- Description of the task: Locate the line that contains "What React, TypeScript" and the line that contains "const innerDeepSe = [3.7, 2.8, 5.5, 3.3, 5.5];". Copy both of them exactly, together with every line between them, and no others.

- Recorded information:
* start *
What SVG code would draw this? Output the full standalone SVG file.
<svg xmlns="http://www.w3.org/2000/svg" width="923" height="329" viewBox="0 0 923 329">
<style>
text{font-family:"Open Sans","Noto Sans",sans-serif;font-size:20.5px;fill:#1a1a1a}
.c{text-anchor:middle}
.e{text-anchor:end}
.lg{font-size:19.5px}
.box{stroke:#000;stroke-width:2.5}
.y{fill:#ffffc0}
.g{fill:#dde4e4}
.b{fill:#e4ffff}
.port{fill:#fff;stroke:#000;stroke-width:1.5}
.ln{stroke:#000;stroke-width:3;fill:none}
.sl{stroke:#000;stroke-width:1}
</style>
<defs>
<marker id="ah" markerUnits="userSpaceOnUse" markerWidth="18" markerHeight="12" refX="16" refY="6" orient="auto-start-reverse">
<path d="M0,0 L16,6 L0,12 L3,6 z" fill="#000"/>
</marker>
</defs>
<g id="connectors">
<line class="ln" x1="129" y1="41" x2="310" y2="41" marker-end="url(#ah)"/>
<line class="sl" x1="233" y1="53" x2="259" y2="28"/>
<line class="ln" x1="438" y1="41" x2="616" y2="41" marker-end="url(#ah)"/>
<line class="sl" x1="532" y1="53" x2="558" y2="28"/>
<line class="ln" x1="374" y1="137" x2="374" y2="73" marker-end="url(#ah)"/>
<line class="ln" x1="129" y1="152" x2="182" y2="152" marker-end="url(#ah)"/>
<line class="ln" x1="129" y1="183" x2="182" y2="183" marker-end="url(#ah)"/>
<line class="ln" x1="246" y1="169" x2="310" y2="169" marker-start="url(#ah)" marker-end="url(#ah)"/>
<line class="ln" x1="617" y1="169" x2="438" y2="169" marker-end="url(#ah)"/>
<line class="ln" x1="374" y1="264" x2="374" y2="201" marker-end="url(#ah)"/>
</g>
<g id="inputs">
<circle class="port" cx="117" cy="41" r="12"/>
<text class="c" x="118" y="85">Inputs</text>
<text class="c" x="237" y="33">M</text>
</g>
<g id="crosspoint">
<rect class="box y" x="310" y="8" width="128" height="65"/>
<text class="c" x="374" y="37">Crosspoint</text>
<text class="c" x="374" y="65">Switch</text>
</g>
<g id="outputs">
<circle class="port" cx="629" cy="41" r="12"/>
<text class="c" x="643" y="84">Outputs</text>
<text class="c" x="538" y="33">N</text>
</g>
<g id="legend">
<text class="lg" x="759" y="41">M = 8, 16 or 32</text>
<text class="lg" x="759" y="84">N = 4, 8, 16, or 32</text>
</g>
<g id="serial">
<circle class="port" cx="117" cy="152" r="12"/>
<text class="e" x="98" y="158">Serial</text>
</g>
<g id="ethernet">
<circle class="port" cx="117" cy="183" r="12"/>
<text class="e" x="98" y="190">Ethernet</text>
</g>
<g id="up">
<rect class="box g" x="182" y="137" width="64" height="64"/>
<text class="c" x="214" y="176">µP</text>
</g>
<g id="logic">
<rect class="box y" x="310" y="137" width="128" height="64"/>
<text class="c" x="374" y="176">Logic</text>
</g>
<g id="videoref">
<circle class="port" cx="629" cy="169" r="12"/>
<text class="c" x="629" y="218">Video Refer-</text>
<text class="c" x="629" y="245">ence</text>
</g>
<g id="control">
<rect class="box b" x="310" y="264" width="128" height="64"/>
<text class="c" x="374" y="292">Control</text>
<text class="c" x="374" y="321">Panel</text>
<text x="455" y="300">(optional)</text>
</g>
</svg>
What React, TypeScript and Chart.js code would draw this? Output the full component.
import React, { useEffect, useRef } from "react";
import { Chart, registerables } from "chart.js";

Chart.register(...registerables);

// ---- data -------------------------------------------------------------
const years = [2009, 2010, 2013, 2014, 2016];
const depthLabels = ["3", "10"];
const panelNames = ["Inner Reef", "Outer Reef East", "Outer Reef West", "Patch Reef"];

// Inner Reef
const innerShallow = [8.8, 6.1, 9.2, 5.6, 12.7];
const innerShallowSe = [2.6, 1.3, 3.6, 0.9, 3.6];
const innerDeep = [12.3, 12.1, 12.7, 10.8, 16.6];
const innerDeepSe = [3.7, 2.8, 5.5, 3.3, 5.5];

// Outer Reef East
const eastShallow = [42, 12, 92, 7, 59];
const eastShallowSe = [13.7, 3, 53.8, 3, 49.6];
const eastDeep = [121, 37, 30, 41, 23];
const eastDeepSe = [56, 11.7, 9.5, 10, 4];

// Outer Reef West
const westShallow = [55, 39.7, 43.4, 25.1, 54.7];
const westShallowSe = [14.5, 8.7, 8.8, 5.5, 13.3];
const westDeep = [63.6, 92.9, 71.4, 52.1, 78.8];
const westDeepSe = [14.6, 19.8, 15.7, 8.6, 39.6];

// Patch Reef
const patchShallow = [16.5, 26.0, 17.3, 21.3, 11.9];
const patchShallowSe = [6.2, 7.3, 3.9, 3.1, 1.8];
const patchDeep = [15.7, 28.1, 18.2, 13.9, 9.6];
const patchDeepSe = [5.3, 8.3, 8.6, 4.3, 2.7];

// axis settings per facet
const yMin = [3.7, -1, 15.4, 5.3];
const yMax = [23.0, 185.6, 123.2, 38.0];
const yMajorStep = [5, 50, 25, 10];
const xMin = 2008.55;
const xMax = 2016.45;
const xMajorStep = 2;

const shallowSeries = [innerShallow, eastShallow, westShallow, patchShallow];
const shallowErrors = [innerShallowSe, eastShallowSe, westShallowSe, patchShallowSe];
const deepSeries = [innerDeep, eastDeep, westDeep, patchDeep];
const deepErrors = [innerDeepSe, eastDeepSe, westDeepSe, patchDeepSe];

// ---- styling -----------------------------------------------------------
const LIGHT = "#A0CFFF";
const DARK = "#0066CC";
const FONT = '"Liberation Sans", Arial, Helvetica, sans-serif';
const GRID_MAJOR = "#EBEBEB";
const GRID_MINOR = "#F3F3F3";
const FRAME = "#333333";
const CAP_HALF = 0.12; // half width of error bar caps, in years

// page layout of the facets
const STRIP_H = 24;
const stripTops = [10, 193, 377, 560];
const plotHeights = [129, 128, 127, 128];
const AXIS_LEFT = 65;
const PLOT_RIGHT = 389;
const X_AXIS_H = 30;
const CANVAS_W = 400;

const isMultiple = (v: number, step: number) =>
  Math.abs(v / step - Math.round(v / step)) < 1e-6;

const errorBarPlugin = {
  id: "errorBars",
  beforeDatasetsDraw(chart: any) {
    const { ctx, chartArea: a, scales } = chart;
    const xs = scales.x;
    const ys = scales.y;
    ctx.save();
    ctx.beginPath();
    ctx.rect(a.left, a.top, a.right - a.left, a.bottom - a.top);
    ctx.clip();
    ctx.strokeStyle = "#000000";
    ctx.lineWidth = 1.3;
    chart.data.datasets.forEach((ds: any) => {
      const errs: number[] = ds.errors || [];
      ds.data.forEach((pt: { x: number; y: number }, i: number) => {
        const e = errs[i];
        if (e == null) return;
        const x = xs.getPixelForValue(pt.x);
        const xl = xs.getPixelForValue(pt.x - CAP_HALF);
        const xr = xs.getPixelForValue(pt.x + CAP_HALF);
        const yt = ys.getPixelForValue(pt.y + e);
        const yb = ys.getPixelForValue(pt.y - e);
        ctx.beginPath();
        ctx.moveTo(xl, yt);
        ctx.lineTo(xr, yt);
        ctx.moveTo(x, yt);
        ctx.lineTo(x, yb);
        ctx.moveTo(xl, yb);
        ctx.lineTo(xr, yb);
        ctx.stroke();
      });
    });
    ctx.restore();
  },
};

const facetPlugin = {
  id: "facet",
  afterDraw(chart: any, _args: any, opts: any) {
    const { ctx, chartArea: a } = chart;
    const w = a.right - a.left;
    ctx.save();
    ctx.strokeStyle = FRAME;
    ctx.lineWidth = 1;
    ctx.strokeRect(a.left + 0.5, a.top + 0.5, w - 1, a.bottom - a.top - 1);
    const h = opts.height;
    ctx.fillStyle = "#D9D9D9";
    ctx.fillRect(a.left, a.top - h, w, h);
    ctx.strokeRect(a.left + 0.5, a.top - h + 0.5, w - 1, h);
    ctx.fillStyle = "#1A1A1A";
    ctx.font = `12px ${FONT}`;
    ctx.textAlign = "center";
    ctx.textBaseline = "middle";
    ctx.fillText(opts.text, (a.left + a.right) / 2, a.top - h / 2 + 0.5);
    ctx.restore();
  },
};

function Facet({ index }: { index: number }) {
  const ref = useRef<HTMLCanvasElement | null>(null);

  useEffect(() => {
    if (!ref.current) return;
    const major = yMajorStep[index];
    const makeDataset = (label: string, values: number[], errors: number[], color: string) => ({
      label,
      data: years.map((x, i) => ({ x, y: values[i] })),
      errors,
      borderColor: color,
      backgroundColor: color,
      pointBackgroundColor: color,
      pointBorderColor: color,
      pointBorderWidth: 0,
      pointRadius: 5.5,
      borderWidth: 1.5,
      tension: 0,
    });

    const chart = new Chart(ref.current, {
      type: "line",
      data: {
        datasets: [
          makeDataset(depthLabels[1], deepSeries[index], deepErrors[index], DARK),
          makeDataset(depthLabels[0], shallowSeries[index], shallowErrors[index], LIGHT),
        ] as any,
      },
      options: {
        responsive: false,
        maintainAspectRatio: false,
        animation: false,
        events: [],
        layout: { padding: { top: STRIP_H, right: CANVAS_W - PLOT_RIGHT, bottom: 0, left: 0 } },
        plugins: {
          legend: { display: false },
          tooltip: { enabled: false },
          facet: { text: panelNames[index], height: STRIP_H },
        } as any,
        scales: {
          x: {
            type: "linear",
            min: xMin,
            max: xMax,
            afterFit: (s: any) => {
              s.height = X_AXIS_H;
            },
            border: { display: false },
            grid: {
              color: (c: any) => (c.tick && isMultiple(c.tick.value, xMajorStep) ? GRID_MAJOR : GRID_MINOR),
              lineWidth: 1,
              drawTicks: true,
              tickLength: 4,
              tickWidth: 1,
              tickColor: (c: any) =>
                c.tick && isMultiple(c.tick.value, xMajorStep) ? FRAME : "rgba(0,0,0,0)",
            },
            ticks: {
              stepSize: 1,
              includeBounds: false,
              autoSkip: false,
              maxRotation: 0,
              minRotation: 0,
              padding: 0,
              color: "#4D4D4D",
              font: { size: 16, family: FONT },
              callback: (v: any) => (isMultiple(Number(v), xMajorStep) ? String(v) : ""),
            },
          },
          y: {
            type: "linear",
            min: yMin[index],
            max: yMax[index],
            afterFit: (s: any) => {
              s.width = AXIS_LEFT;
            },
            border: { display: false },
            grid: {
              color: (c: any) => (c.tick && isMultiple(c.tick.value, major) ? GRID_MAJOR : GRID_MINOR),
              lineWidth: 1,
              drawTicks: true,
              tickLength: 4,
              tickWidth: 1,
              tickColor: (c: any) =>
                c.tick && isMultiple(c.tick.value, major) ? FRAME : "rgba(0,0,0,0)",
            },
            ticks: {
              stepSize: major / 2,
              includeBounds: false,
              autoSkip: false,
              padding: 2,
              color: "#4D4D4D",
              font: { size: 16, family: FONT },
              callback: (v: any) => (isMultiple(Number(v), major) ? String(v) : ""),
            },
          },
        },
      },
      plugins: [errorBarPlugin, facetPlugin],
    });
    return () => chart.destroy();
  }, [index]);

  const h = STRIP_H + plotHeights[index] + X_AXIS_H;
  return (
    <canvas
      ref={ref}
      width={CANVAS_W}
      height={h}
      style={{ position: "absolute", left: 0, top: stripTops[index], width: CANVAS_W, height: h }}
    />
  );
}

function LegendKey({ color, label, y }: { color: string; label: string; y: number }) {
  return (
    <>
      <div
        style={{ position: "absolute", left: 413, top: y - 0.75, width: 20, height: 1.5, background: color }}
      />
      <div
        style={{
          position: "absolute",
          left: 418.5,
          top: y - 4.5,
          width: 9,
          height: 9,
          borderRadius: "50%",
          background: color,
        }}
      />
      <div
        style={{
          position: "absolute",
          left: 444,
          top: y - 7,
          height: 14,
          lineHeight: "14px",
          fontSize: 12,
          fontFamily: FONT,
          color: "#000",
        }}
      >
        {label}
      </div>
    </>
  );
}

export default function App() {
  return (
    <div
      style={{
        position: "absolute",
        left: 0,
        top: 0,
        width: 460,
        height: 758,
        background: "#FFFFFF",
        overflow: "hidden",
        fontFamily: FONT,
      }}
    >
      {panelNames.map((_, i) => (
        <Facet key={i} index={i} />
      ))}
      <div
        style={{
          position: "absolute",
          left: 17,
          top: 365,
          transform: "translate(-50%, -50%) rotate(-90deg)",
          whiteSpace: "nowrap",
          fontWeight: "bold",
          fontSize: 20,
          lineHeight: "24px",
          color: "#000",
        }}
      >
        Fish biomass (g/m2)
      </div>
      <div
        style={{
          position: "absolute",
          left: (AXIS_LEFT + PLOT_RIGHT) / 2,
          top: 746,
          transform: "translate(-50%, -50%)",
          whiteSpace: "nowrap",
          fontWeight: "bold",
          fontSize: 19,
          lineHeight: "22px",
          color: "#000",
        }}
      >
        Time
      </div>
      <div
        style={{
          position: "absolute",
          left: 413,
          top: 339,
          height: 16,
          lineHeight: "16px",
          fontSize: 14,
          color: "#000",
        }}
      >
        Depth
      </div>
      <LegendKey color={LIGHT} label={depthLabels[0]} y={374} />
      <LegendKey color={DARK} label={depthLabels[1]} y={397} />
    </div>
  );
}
* end *
- The solution:
What React, TypeScript and Chart.js code would draw this? Output the full component.
import React, { useEffect, useRef } from "react";
import { Chart, registerables } from "chart.js";

Chart.register(...registerables);

// ---- data -------------------------------------------------------------
const years = [2009, 2010, 2013, 2014, 2016];
const depthLabels = ["3", "10"];
const panelNames = ["Inner Reef", "Outer Reef East", "Outer Reef West", "Patch Reef"];

// Inner Reef
const innerShallow = [8.8, 6.1, 9.2, 5.6, 12.7];
const innerShallowSe = [2.6, 1.3, 3.6, 0.9, 3.6];
const innerDeep = [12.3, 12.1, 12.7, 10.8, 16.6];
const innerDeepSe = [3.7, 2.8, 5.5, 3.3, 5.5];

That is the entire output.